## WORK TO DO
Extract the full listing verbatim and drop any pictures from your copy.

## DATA SEGMENT
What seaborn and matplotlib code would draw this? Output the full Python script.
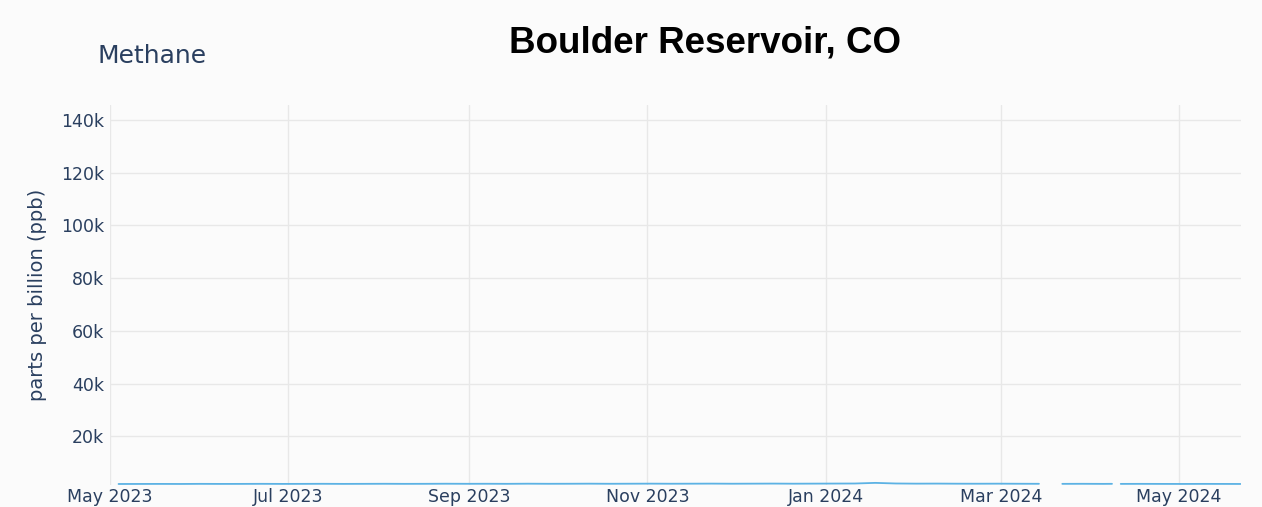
import numpy as np
import pandas as pd
import matplotlib
matplotlib.use("Agg")
import matplotlib.pyplot as plt
import matplotlib.dates as mdates
import matplotlib.ticker as mticker
import seaborn as sns

# methane readings (ppb); NaN marks a break in the record
dates = [
    "2023-05-01", "2023-05-02",
    "2023-05-04", "2023-05-11", "2023-05-18", "2023-05-25", "2023-06-01", "2023-06-08",
    "2023-06-15", "2023-06-22", "2023-06-29", "2023-07-06", "2023-07-13", "2023-07-20",
    "2023-07-27", "2023-08-03", "2023-08-10", "2023-08-17", "2023-08-24", "2023-08-31",
    "2023-09-07", "2023-09-14", "2023-09-21", "2023-09-28", "2023-10-05", "2023-10-12",
    "2023-10-19", "2023-10-26", "2023-11-02", "2023-11-09", "2023-11-16", "2023-11-23",
    "2023-11-30", "2023-12-07", "2023-12-14", "2023-12-21", "2023-12-28", "2024-01-04",
    "2024-01-11", "2024-01-18", "2024-01-25", "2024-02-01", "2024-02-08", "2024-02-15",
    "2024-02-22", "2024-02-29", "2024-03-07", "2024-03-14",
    "2024-03-18",
    "2024-03-22", "2024-03-29", "2024-04-05", "2024-04-08",
    "2024-04-09",
    "2024-04-11", "2024-04-18", "2024-04-25", "2024-05-02", "2024-05-09", "2024-05-16",
    "2024-05-22",
]
methane = [
    1985, np.nan,
    1960, 1975, 1990, 1970, 2010, 1985,
    1995, 2020, 1990, 2005, 2030, 1995,
    2015, 2040, 2010, 2025, 2060, 2030,
    2045, 2020, 2070, 2035, 2050, 2080,
    2040, 2065, 2090, 2055, 2075, 2100,
    2060, 2085, 2110, 2070, 2095, 2120,
    2140, 2380, 2150, 2090, 2110, 2070,
    2060, 2080, 2050, 2030,
    np.nan,
    2010, 2030, 2000, 2020,
    np.nan,
    1995, 2010, 1990, 1975, 2000, 1985,
    1970,
]

title = "Boulder Reservoir, CO"
subtitle = "Methane"
y_label = "parts per billion (ppb)"
y_ticks = [20000, 40000, 60000, 80000, 100000, 120000, 140000]

df = pd.DataFrame({"date": pd.to_datetime(dates), "ppb": methane})
df["segment"] = df["ppb"].isna().cumsum()
df = df.dropna()

bg = "#fbfbfb"
text_col = "#2a3f5f"
grid_col = "#e8e8e8"

sns.set_style("white")
plt.rcParams["font.family"] = ["DejaVu Sans"]

fig = plt.figure(figsize=(12.62, 5.07), dpi=100, facecolor=bg)
ax = fig.add_axes([0.087, 0.043, 0.896, 0.75], facecolor=bg)

sns.lineplot(data=df, x="date", y="ppb", units="segment", estimator=None,
             color="#5cb2e4", linewidth=1.3, ax=ax)

ax.set_xlim(pd.Timestamp("2023-05-01"), pd.Timestamp("2024-05-22"))
ax.set_ylim(1500, 145700)

ax.xaxis.set_major_locator(mdates.MonthLocator(bymonth=[1, 3, 5, 7, 9, 11]))
ax.xaxis.set_major_formatter(mdates.DateFormatter("%b %Y"))
ax.set_yticks(y_ticks)
ax.yaxis.set_major_formatter(mticker.FuncFormatter(lambda v, p: f"{int(v / 1000)}k"))

ax.grid(True, color=grid_col, linewidth=1)
ax.set_axisbelow(True)
for s in ax.spines.values():
    s.set_visible(False)
ax.tick_params(axis="both", length=0, labelsize=12.5, colors=text_col, pad=4)
ax.tick_params(axis="x", pad=2)
ax.set_xlabel("")
ax.set_ylabel(y_label, fontsize=14, color=text_col, labelpad=10)

fig.text(0.077, 0.89, subtitle, fontsize=18, color=text_col, ha="left", va="center")
fig.text(0.559, 0.915, title, fontsize=26.5, fontweight="bold", color="black",
         ha="center", va="center", family=["Liberation Sans", "DejaVu Sans"])

fig.savefig("out.png", dpi=100, facecolor=bg)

## EXERCISE SOLUTION
What seaborn and matplotlib code would draw this? Output the full Python script.
import numpy as np
import pandas as pd
import matplotlib
matplotlib.use("Agg")
import matplotlib.pyplot as plt
import matplotlib.dates as mdates
import matplotlib.ticker as mticker
import seaborn as sns

# methane readings (ppb); NaN marks a break in the record
dates = [
    "2023-05-01", "2023-05-02",
    "2023-05-04", "2023-05-11", "2023-05-18", "2023-05-25", "2023-06-01", "2023-06-08",
    "2023-06-15", "2023-06-22", "2023-06-29", "2023-07-06", "2023-07-13", "2023-07-20",
    "2023-07-27", "2023-08-03", "2023-08-10", "2023-08-17", "2023-08-24", "2023-08-31",
    "2023-09-07", "2023-09-14", "2023-09-21", "2023-09-28", "2023-10-05", "2023-10-12",
    "2023-10-19", "2023-10-26", "2023-11-02", "2023-11-09", "2023-11-16", "2023-11-23",
    "2023-11-30", "2023-12-07", "2023-12-14", "2023-12-21", "2023-12-28", "2024-01-04",
    "2024-01-11", "2024-01-18", "2024-01-25", "2024-02-01", "2024-02-08", "2024-02-15",
    "2024-02-22", "2024-02-29", "2024-03-07", "2024-03-14",
    "2024-03-18",
    "2024-03-22", "2024-03-29", "2024-04-05", "2024-04-08",
    "2024-04-09",
    "2024-04-11", "2024-04-18", "2024-04-25", "2024-05-02", "2024-05-09", "2024-05-16",
    "2024-05-22",
]
methane = [
    1985, np.nan,
    1960, 1975, 1990, 1970, 2010, 1985,
    1995, 2020, 1990, 2005, 2030, 1995,
    2015, 2040, 2010, 2025, 2060, 2030,
    2045, 2020, 2070, 2035, 2050, 2080,
    2040, 2065, 2090, 2055, 2075, 2100,
    2060, 2085, 2110, 2070, 2095, 2120,
    2140, 2380, 2150, 2090, 2110, 2070,
    2060, 2080, 2050, 2030,
    np.nan,
    2010, 2030, 2000, 2020,
    np.nan,
    1995, 2010, 1990, 1975, 2000, 1985,
    1970,
]

title = "Boulder Reservoir, CO"
subtitle = "Methane"
y_label = "parts per billion (ppb)"
y_ticks = [20000, 40000, 60000, 80000, 100000, 120000, 140000]

df = pd.DataFrame({"date": pd.to_datetime(dates), "ppb": methane})
df["segment"] = df["ppb"].isna().cumsum()
df = df.dropna()

bg = "#fbfbfb"
text_col = "#2a3f5f"
grid_col = "#e8e8e8"

sns.set_style("white")
plt.rcParams["font.family"] = ["DejaVu Sans"]

fig = plt.figure(figsize=(12.62, 5.07), dpi=100, facecolor=bg)
ax = fig.add_axes([0.087, 0.043, 0.896, 0.75], facecolor=bg)

sns.lineplot(data=df, x="date", y="ppb", units="segment", estimator=None,
             color="#5cb2e4", linewidth=1.3, ax=ax)

ax.set_xlim(pd.Timestamp("2023-05-01"), pd.Timestamp("2024-05-22"))
ax.set_ylim(1500, 145700)

ax.xaxis.set_major_locator(mdates.MonthLocator(bymonth=[1, 3, 5, 7, 9, 11]))
ax.xaxis.set_major_formatter(mdates.DateFormatter("%b %Y"))
ax.set_yticks(y_ticks)
ax.yaxis.set_major_formatter(mticker.FuncFormatter(lambda v, p: f"{int(v / 1000)}k"))

ax.grid(True, color=grid_col, linewidth=1)
ax.set_axisbelow(True)
for s in ax.spines.values():
    s.set_visible(False)
ax.tick_params(axis="both", length=0, labelsize=12.5, colors=text_col, pad=4)
ax.tick_params(axis="x", pad=2)
ax.set_xlabel("")
ax.set_ylabel(y_label, fontsize=14, color=text_col, labelpad=10)

fig.text(0.077, 0.89, subtitle, fontsize=18, color=text_col, ha="left", va="center")
fig.text(0.559, 0.915, title, fontsize=26.5, fontweight="bold", color="black",
         ha="center", va="center", family=["Liberation Sans", "DejaVu Sans"])

fig.savefig("out.png", dpi=100, facecolor=bg)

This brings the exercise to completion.